Distritão, inimigo da nação

A quem interessa uma reforma política que nasce deformada, que traz, na sua essência, uma regra em que o mandato tem como dono um indivíduo compromissado apenas com os seus próprios interesses?

O que deveria nascer como uma solução final para colocar fim aos males sofridos pela população brasileira está sendo produzida com anomalias profundas, dotada de uma fórmula que revoga o conceito de representação coletiva, favorece o fisiologismo e aprofunda o descrédito da sociedade no regime representativo.

O Congresso perde a oportunidade de estabelecer um ponto de partida visando a restauração da necessária confiança popular na classe política, desde que feita em profundidade, sob a efetiva supervisão da sociedade civil e, sobremaneira, levando em conta sua natureza plural e que necessita, por isso mesmo, de partidos políticos fortes, verdadeiros e comprometidos. Uma reforma de qualidade exige o compromisso de fazer refletir, no debate, o querer do proprietário e destinatário final do processo eleitoral. Não sendo observadas estas premissas, tudo não passará de mero remendo eleitoreiro.

Somente assim, poderíamos conferir respeitabilidade e confiança ao processo legislativo e aos próprios parlamentares, que pretendem a sua atabalhoada aprovação. Deveriam estudar com mais cuidado esse projeto de reforma política, principalmente no tocante à forma como o sufrágio será exercido. É preciso que o eleitor confie no eleito, que saiba que elegeu pessoa comprometida com determinadas ideias e propósitos, sem traição. Nada disso é possível quando se valida a individualização do mandato ou o vaivém de políticos e siglas viciados, decepcionando o eleitor.

A experiência democrática nos ensina a compreender que o processo eleitoral, em todos os modelos governamentais do planeta, é atividade primordial ao exercício da soberania popular. Exatamente por isso não contribui para o aprimoramento da representação política uma regra esdrúxula, em que o mandato tem como dono um indivíduo apenas compromissado com os seus próprios interesses.

A reforma política deveria servir de imprescindível ferramenta de interpretação permanente da legislação eleitoral, adequando-a às novas e crescentes demandas sociais. A sua virtude estaria, assim, na possibilidade de se contribuir para a modernização do próprio processo político, ajudando a suplantar o velho patrimonialismo brasileiro.

Por isso mesmo, devemos apontar propostas que concebam um sistema que minore as mazelas do atual quadro partidário, pois, não obstante sua pluralidade formal, o parlamento brasileiro enfrenta a maior crise de representatividade de sua história. Esse “Distritão” é um sistema antidemocrático que traz notáveis prejuízos às minorias, de acordo com especialistas, que apontam exemplos negativos de países que experimentaram tal grosseira fórmula.

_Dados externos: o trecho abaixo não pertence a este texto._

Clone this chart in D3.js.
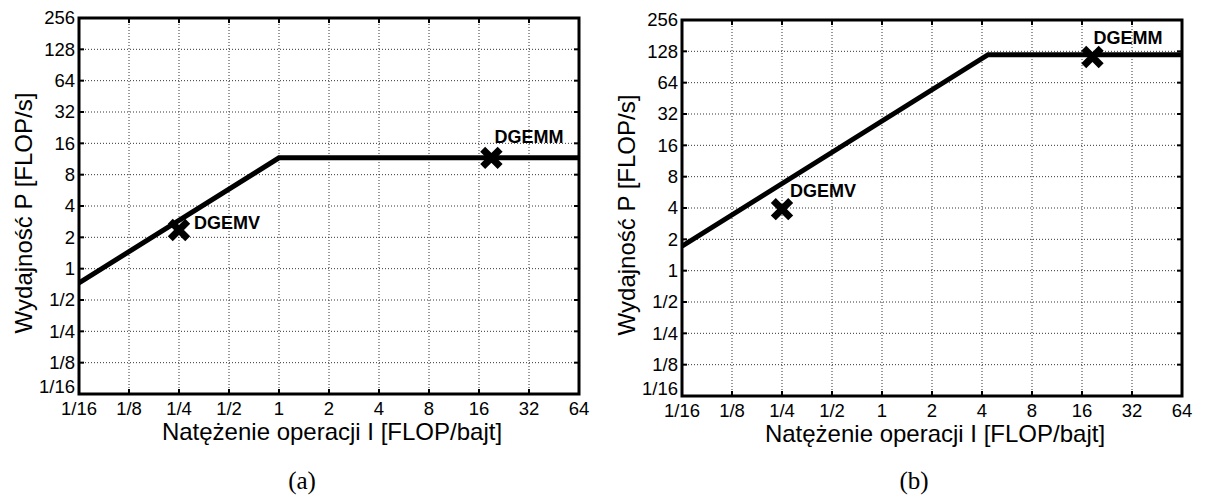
<!DOCTYPE html>
<html>
<head>
<meta charset="utf-8">
<script src="https://cdn.jsdelivr.net/npm/d3@7"></script>
<style>
  body { margin: 0; background: #fff; }
  svg { display: block; font-family: "Liberation Sans", Arial, sans-serif; }
  .grid line { stroke: #333; stroke-width: 1; stroke-dasharray: 1,2; }
  .tick-label { font-size: 18.5px; fill: #000; }
  .axis-title { font-size: 24px; fill: #000; }
  .caption { font-family: "Liberation Serif", "DejaVu Serif", serif; font-size: 25px; }
  .point-label { font-size: 18px; font-weight: bold; }
</style>
</head>
<body>
<div id="chart"></div>
<script>
// tick values (powers of two) and their labels
var xTicks = [1/16, 1/8, 1/4, 1/2, 1, 2, 4, 8, 16, 32, 64];
var xTickLabels = ["1/16", "1/8", "1/4", "1/2", "1", "2", "4", "8", "16", "32", "64"];
var yTicks = [1/16, 1/8, 1/4, 1/2, 1, 2, 4, 8, 16, 32, 64, 128, 256];
var yTickLabels = ["1/16", "1/8", "1/4", "1/2", "1", "2", "4", "8", "16", "32", "64", "128", "256"];

// roofline vertices
var roofA_I = [1/16, 1, 64];
var roofA_P = [0.73, 11.6, 11.6];
var roofB_I = [1/16, 4.35, 64];
var roofB_P = [1.72, 119, 119];

// measured kernels
var pointNames = ["DGEMV", "DGEMM"];
var pointsA_I = [0.25, 19];
var pointsA_P = [2.35, 11.6];
var pointsB_I = [0.25, 18.5];
var pointsB_P = [3.9, 113];

var xTitle = "Natężenie operacji I [FLOP/bajt]";
var yTitle = "Wydajność P [FLOP/s]";

var width = 1206, height = 496;

var svg = d3.select("#chart").append("svg")
    .attr("width", width)
    .attr("height", height);

var panels = [
    {left: 79, right: 579, top: 18, bottom: 394, caption: "(a)", captionX: 302,
     roofI: roofA_I, roofP: roofA_P, ptI: pointsA_I, ptP: pointsA_P,
     labelOff: [[15, -1], [3, -15]]},
    {left: 682, right: 1182, top: 20, bottom: 396, caption: "(b)", captionX: 914,
     roofI: roofB_I, roofP: roofB_P, ptI: pointsB_I, ptP: pointsB_P,
     labelOff: [[8, -12], [1, -13]]}
];

panels.forEach(function (p, k) {
    var x = d3.scaleLog().base(2).domain([1/16, 64]).range([p.left, p.right]);
    var y = d3.scaleLog().base(2).domain([1/16, 256]).range([p.bottom, p.top]);

    var g = svg.append("g");

    // dotted grid
    var grid = g.append("g").attr("class", "grid");
    grid.selectAll(".gx").data(xTicks.slice(1, -1)).enter().append("line")
        .attr("x1", function (d) { return x(d); })
        .attr("x2", function (d) { return x(d); })
        .attr("y1", p.top).attr("y2", p.bottom);
    grid.selectAll(".gy").data(yTicks.slice(1, -1)).enter().append("line")
        .attr("y1", function (d) { return y(d); })
        .attr("y2", function (d) { return y(d); })
        .attr("x1", p.left).attr("x2", p.right);

    // inward tick marks on all four sides
    var ticks = g.append("g").attr("stroke", "#000").attr("stroke-width", 2);
    xTicks.forEach(function (d) {
        ticks.append("line").attr("x1", x(d)).attr("x2", x(d)).attr("y1", p.bottom).attr("y2", p.bottom - 5);
        ticks.append("line").attr("x1", x(d)).attr("x2", x(d)).attr("y1", p.top).attr("y2", p.top + 5);
    });
    yTicks.forEach(function (d) {
        ticks.append("line").attr("y1", y(d)).attr("y2", y(d)).attr("x1", p.left).attr("x2", p.left + 5);
        ticks.append("line").attr("y1", y(d)).attr("y2", y(d)).attr("x1", p.right).attr("x2", p.right - 5);
    });

    // tick labels
    g.selectAll(".xl").data(xTicks).enter().append("text")
        .attr("class", "tick-label")
        .attr("x", function (d) { return x(d); })
        .attr("y", p.bottom + 21)
        .attr("text-anchor", "middle")
        .text(function (d, i) { return xTickLabels[i]; });
    g.selectAll(".yl").data(yTicks).enter().append("text")
        .attr("class", "tick-label")
        .attr("x", p.left - 4)
        .attr("y", function (d) { return y(d); })
        .attr("dy", function (d, i) { return i == 0 ? "-0.05em" : "0.35em"; })
        .attr("text-anchor", "end")
        .text(function (d, i) { return yTickLabels[i]; });

    // roofline
    var clipId = "clip" + k;
    svg.append("clipPath").attr("id", clipId).append("rect")
        .attr("x", p.left).attr("y", p.top)
        .attr("width", p.right - p.left).attr("height", p.bottom - p.top);
    var roof = p.roofI.map(function (d, i) { return [d, p.roofP[i]]; });
    g.append("path")
        .datum(roof)
        .attr("clip-path", "url(#" + clipId + ")")
        .attr("fill", "none")
        .attr("stroke", "#000")
        .attr("stroke-width", 5)
        .attr("d", d3.line().x(function (d) { return x(d[0]); }).y(function (d) { return y(d[1]); }));

    // frame
    g.append("rect")
        .attr("x", p.left).attr("y", p.top)
        .attr("width", p.right - p.left).attr("height", p.bottom - p.top)
        .attr("fill", "none").attr("stroke", "#000").attr("stroke-width", 3);

    // markers
    var pts = p.ptI.map(function (d, i) { return {I: d, P: p.ptP[i], name: pointNames[i], off: p.labelOff[i]}; });
    g.selectAll(".mk").data(pts).enter().append("path")
        .attr("transform", function (d) { return "translate(" + x(d.I) + "," + y(d.P) + ")"; })
        .attr("d", d3.symbol(d3.symbolX, 200))
        .attr("fill", "none")
        .attr("stroke", "#000")
        .attr("stroke-width", 7);
    g.selectAll(".ml").data(pts).enter().append("text")
        .attr("class", "point-label")
        .attr("x", function (d) { return x(d.I) + d.off[0]; })
        .attr("y", function (d) { return y(d.P) + d.off[1]; })
        .text(function (d) { return d.name; });

    // axis titles
    g.append("text")
        .attr("class", "axis-title")
        .attr("x", (p.left + p.right) / 2 + 3)
        .attr("y", p.bottom + 46)
        .attr("text-anchor", "middle")
        .text(xTitle);
    g.append("text")
        .attr("class", "axis-title")
        .attr("transform", "translate(" + (p.left - 47) + "," + ((p.top + p.bottom) / 2 + 7) + ") rotate(-90)")
        .attr("text-anchor", "middle")
        .text(yTitle);

    // caption
    g.append("text")
        .attr("class", "caption")
        .attr("x", p.captionX)
        .attr("y", 489)
        .attr("text-anchor", "middle")
        .text(p.caption);
});
</script>
</body>
</html>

Nunca essa “proposta salvadora” para a crise política vai dar certo. É grande a possibilidade da perpetuação dos mandatos dos atuais parlamentares. A “proposta miraculosa” transforma em majoritárias as eleições proporcionais, privilegiando quem detém mandato, promovendo a ostentação econômica, mantendo os graves problemas nacionais e estuprando de vez a democracia e o estado de direito, pois legislam a causa própria.

O parlamento precisa pensar mais nas próximas gerações do que nas próximas eleições. Sobretudo neste momento histórico, de necessária retomada da democracia, que Otávio Mangabeira comparava a uma “plantinha frágil e tenra”, a exigir cuidados permanentes e olhos vigilantes.

 

Augusto Bernardo Cecílio

Augusto Bernardo Cecílio

* Auditor fiscal da Sefaz, coordena o Programa de Educação Fiscal no Amazonas.